What's New

Upside-Down Equation: Shrinking Returns on E-Authorship Here to Stay?

We recently spoke to a potential distributor for a series of paper and e-books we are publishing. He said that if we supply printer-ready PDFs and give his company exclusive global rights to distribute our book, they would “push it out” (sounds like sausage!) to 48 leading e-tailers and e-wholesalers, most of whom will take a 50% discount off the top (the retail price of $50). On top of that, the distributor takes 12.5%.

On further discussion, we discovered that the touted up-front cost of $0 may indeed ascend, if we as publishers insist on “tweaking” the display formats of our books, trying to maintain the look and feel of real typeset pages and our branding. That would cost extra, from pennies to dollars per page per display output, depending on typographic complexity. (This is a problem working “backwards” from PDF instead of starting with XML-tagged files…) Then if we ask the distributor to also market the books (listings in their catalogs, displays at shows,  mailings, etc.), they would charge an additional 21% of our net sales.

OK, so where does this leave us? Without figuring in any conversion fees, here’s a first cut on the math for a global e-book sales and distribution arrangement:

  • List price for paper publication: $50
  • Distributor recommends offering e-book at 1/3 off list price: $33
  • – 50% discount to e-wholesaler leaves $16.50
  • – 12.5% to distributor leaves $14.44
  • – 21% to distributor for sales and marketing leaves $11.41 to publisher; of that, $1.14 goes to our author, who earns 10% on publisher’s net.

That is, assuming that publisher’s net is indeed the $11.41. If not, the author might earn under $1 per e-book copy sold on a book whose paper version lists for $50.

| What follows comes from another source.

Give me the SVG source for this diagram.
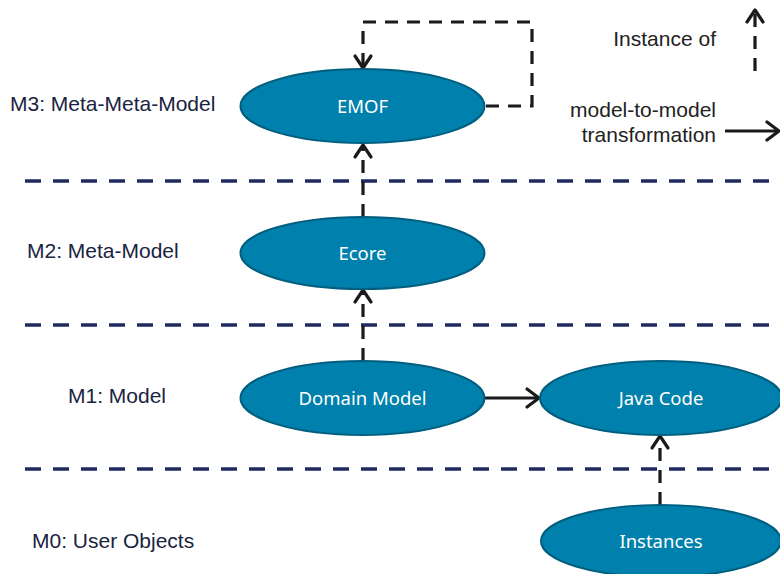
<svg xmlns="http://www.w3.org/2000/svg" width="780" height="574" viewBox="0 0 780 574">
<style>
.lvl{fill:none;stroke:#1f2a5e;stroke-width:3.5;stroke-dasharray:16 12}
.node ellipse{fill:#0080ac;stroke:#005e7e;stroke-width:2}
.node text{fill:#ffffff;font-family:"Noto Sans","Open Sans",sans-serif;font-size:18.5px;text-anchor:middle}
.lab{fill:#1a2340;font-family:"Liberation Sans",Arial,sans-serif;font-size:21px}
.leg{fill:#222;font-family:"Liberation Sans",Arial,sans-serif;font-size:21px;text-anchor:end}
.dash{fill:none;stroke:#1a1a1a;stroke-width:3.2;stroke-dasharray:13 9}
.solid{fill:none;stroke:#1a1a1a;stroke-width:3.2}
.head{fill:none;stroke:#1a1a1a;stroke-width:3.2;stroke-linecap:round;stroke-linejoin:round}
</style>
<rect width="780" height="574" fill="#ffffff"/>
<g id="levels">
<line class="lvl" x1="25" y1="181" x2="780" y2="181"/>
<line class="lvl" x1="25" y1="325" x2="780" y2="325"/>
<line class="lvl" x1="25" y1="469" x2="780" y2="469"/>
<text class="lab" x="10" y="111">M3: Meta-Meta-Model</text>
<text class="lab" x="27" y="258">M2: Meta-Model</text>
<text class="lab" x="68" y="403">M1: Model</text>
<text class="lab" x="32" y="548">M0: User Objects</text>
</g>
<g id="connectors">
<path class="dash" d="M486,106 H532 V22 H363 V66"/>
<path class="head" d="M355,56 L363,68 L371,56"/>
<path class="dash" d="M363,217 V147"/>
<path class="head" d="M355,157 L363,145 L371,157"/>
<path class="dash" d="M363,361 V292"/>
<path class="head" d="M355,302 L363,290 L371,302"/>
<path class="dash" d="M660,505 V438"/>
<path class="head" d="M652,448 L660,436 L668,448"/>
<path class="solid" d="M485,398 H537"/>
<path class="head" d="M527,389 L539,398 L527,407"/>
</g>
<g id="emof" class="node"><ellipse cx="362.5" cy="106" rx="122" ry="37"/><text x="362.5" y="112.5">EMOF</text></g>
<g id="ecore" class="node"><ellipse cx="362.5" cy="253" rx="122" ry="36"/><text x="362.5" y="259.5">Ecore</text></g>
<g id="domain" class="node"><ellipse cx="362.5" cy="398" rx="122" ry="37"/><text x="362.5" y="404.5">Domain Model</text></g>
<g id="java" class="node"><ellipse cx="661" cy="398" rx="121" ry="37"/><text x="661" y="404.5">Java Code</text></g>
<g id="instances" class="node"><ellipse cx="661" cy="541" rx="120" ry="36"/><text x="661" y="547.5">Instances</text></g>
<g id="legend">
<text class="leg" x="716" y="46">Instance of</text>
<path class="dash" d="M755,71 V12"/>
<path class="head" d="M747,22 L755,10 L763,22"/>
<text class="leg" x="716" y="117">model-to-model</text>
<text class="leg" x="716" y="142">transformation</text>
<path class="solid" d="M725,131 H777"/>
<path class="head" d="M767,122 L779,131 L767,140"/>
</g>
</svg>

Although this is a hypothetical example based on real figures quoted to me yesterday, still, it is interesting what a small piece of pie the creator and publisher end up with in this new global e-quation, with the middlemen and software vendors eating up such a large piece of the pie relative to their value contribution. In the Internet’s distributed environment, where every client machine is also a server, it may not be necessary for us to maintain the supply chain roles of yesterday’s terrestrial publishing business. In response, we see some authors and publishers selling direct to consumers and businesses, setting their own prices, “touching” their customers directly and thus playing a bigger role developing content in the marketplace, rather than simply ceding content to large upstream aggregators, wholesalers, and distributors for what could turn out to be pennies on the dollar for their content. In weighing whether or not to play by today’s rules, it’s important to consider the tradeoffs of gaining access to the global, Amazon-dominated marketplace, at discounts like those outlined above, or proceeding along a more independent path.